• _Request_
Restate every entry word for word.

(Code that draws figures)
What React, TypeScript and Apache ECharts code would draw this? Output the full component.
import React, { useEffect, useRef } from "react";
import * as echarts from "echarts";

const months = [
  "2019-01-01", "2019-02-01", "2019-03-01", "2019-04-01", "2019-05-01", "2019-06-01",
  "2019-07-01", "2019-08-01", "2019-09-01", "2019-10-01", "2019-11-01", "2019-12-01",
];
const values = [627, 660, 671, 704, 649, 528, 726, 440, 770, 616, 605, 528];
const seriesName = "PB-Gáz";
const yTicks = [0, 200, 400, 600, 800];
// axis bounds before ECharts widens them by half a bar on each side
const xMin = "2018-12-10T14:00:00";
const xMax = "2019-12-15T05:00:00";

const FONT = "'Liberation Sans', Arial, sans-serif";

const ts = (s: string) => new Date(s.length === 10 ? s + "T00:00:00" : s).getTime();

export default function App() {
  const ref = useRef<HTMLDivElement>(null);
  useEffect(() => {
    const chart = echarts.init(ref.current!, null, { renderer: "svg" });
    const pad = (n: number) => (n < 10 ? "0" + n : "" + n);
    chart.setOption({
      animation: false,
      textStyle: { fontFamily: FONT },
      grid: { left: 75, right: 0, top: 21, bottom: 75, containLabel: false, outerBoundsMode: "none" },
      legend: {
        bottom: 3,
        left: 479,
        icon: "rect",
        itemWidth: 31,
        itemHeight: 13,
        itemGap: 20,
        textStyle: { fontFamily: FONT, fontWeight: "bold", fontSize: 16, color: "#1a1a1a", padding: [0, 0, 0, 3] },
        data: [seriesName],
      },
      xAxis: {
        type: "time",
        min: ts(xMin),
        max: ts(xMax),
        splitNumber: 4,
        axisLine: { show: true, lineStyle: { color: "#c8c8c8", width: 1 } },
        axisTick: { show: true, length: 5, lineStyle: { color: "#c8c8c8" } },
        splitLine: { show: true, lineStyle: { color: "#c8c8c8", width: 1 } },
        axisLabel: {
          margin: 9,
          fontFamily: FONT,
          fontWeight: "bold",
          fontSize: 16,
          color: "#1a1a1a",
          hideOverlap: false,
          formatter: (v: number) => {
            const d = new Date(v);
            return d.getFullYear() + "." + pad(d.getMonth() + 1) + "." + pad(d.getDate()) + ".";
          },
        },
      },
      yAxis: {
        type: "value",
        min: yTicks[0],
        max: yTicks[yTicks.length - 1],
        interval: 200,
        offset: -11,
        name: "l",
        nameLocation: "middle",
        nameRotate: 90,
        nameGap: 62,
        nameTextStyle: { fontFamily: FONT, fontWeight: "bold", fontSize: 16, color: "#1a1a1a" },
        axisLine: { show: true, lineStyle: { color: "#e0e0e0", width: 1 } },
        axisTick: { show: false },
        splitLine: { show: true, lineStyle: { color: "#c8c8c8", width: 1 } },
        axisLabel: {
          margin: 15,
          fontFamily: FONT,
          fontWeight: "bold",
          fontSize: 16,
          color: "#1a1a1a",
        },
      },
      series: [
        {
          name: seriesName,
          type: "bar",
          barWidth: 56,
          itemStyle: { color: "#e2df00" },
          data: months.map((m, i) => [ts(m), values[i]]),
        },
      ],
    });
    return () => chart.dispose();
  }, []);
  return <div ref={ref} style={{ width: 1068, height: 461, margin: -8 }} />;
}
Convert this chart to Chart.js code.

• _Solution to this exercise_
What React, TypeScript and Apache ECharts code would draw this? Output the full component.
import React, { useEffect, useRef } from "react";
import * as echarts from "echarts";

const months = [
  "2019-01-01", "2019-02-01", "2019-03-01", "2019-04-01", "2019-05-01", "2019-06-01",
  "2019-07-01", "2019-08-01", "2019-09-01", "2019-10-01", "2019-11-01", "2019-12-01",
];
const values = [627, 660, 671, 704, 649, 528, 726, 440, 770, 616, 605, 528];
const seriesName = "PB-Gáz";
const yTicks = [0, 200, 400, 600, 800];
// axis bounds before ECharts widens them by half a bar on each side
const xMin = "2018-12-10T14:00:00";
const xMax = "2019-12-15T05:00:00";

const FONT = "'Liberation Sans', Arial, sans-serif";

const ts = (s: string) => new Date(s.length === 10 ? s + "T00:00:00" : s).getTime();

export default function App() {
  const ref = useRef<HTMLDivElement>(null);
  useEffect(() => {
    const chart = echarts.init(ref.current!, null, { renderer: "svg" });
    const pad = (n: number) => (n < 10 ? "0" + n : "" + n);
    chart.setOption({
      animation: false,
      textStyle: { fontFamily: FONT },
      grid: { left: 75, right: 0, top: 21, bottom: 75, containLabel: false, outerBoundsMode: "none" },
      legend: {
        bottom: 3,
        left: 479,
        icon: "rect",
        itemWidth: 31,
        itemHeight: 13,
        itemGap: 20,
        textStyle: { fontFamily: FONT, fontWeight: "bold", fontSize: 16, color: "#1a1a1a", padding: [0, 0, 0, 3] },
        data: [seriesName],
      },
      xAxis: {
        type: "time",
        min: ts(xMin),
        max: ts(xMax),
        splitNumber: 4,
        axisLine: { show: true, lineStyle: { color: "#c8c8c8", width: 1 } },
        axisTick: { show: true, length: 5, lineStyle: { color: "#c8c8c8" } },
        splitLine: { show: true, lineStyle: { color: "#c8c8c8", width: 1 } },
        axisLabel: {
          margin: 9,
          fontFamily: FONT,
          fontWeight: "bold",
          fontSize: 16,
          color: "#1a1a1a",
          hideOverlap: false,
          formatter: (v: number) => {
            const d = new Date(v);
            return d.getFullYear() + "." + pad(d.getMonth() + 1) + "." + pad(d.getDate()) + ".";
          },
        },
      },
      yAxis: {
        type: "value",
        min: yTicks[0],
        max: yTicks[yTicks.length - 1],
        interval: 200,
        offset: -11,
        name: "l",
        nameLocation: "middle",
        nameRotate: 90,
        nameGap: 62,
        nameTextStyle: { fontFamily: FONT, fontWeight: "bold", fontSize: 16, color: "#1a1a1a" },
        axisLine: { show: true, lineStyle: { color: "#e0e0e0", width: 1 } },
        axisTick: { show: false },
        splitLine: { show: true, lineStyle: { color: "#c8c8c8", width: 1 } },
        axisLabel: {
          margin: 15,
          fontFamily: FONT,
          fontWeight: "bold",
          fontSize: 16,
          color: "#1a1a1a",
        },
      },
      series: [
        {
          name: seriesName,
          type: "bar",
          barWidth: 56,
          itemStyle: { color: "#e2df00" },
          data: months.map((m, i) => [ts(m), values[i]]),
        },
      ],
    });
    return () => chart.dispose();
  }, []);
  return <div ref={ref} style={{ width: 1068, height: 461, margin: -8 }} />;
}
Convert this chart to Chart.js code.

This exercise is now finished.